POV-Ray : Newsgroups : povray.binaries.images : Faux Dupin Cyclide : Re: Faux Dupin Cyclide Server Time
7 Nov 2024 00:21:24 EST (-0500)
  Re: Faux Dupin Cyclide  
From: Bald Eagle
Date: 16 May 2017 12:35:00
Message: <web.591b29099364765ac437ac910@news.povray.org>
Le_Forgeron <jgr### [at] freefr> wrote:
> Le 16/05/2017 à 13:41, Bald Eagle a écrit :
> > I didn't have as much time as I would have liked to explore this,
> > but after fiddling with the Dupin cyclide in both isosurface (implicit) and
> > parametric form, I found the parameters to be highly unintuitive, the desired
> > shape very difficult to achieve and control, and the constraints on the
> > parameters too complex to be easily implemented.
> >
> > I hadn't gotten around to unraveling the implicit equation to fit the syntax for
> > a polynomial.

> I asked the other Internets about that, they had a round tuit left so I
> got a nice answer.

>
> > It is, however, SLLLLllllllllllooooooooooowwwwwwww.
> It is not slow with a polynomial.

I had wondered / suspected / hoped that were the case.

> True Duplin Cyclide !

That, sir, is a very beautiful thing  :)
You did indeed get a very nice answer.

I'm wondering how a, b, c, and d relate to the radii of the shape, and how to
know what values to plug in.  The large end always seems to be VERY large
compared to the smaller side, though IIRC, with certain values one can get a
normal torus, so I suppose that might not be inherent in the object.

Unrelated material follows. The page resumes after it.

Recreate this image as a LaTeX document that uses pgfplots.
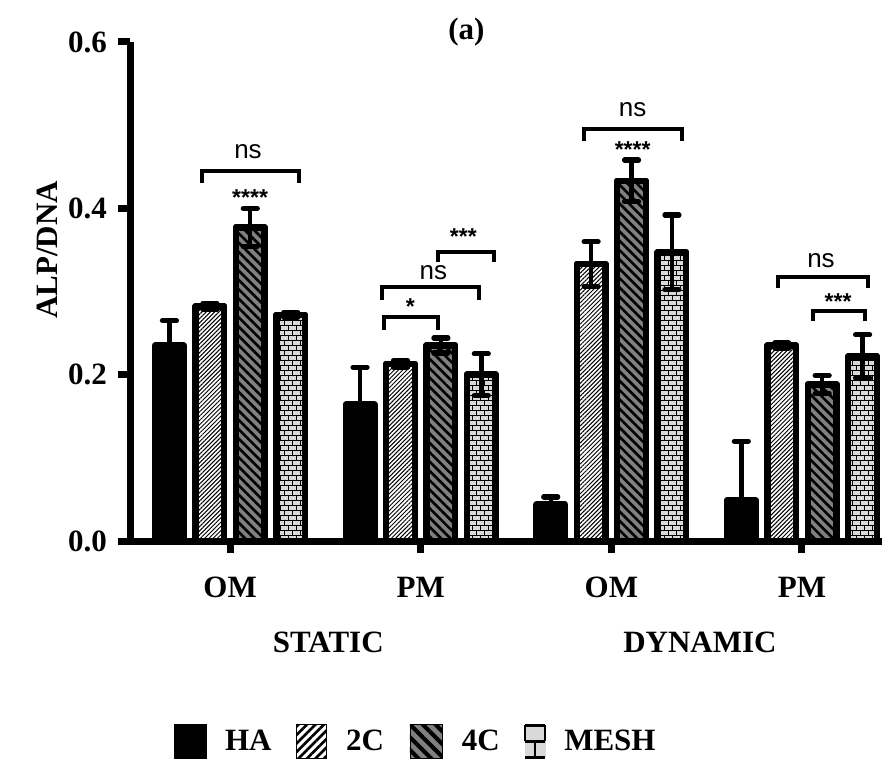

I found a very interesting paper by Langevin: "Geometry with two screens and
computational graphics" (2014) where he points out some very interesting and
useful properties of the true Dupin cyclide.

Thank you as always, Jerome - and please thank your friends for me as well.
I'm sure I will have some fun playing with this new algebraic surface and
finding ways to harness it in some future scenes.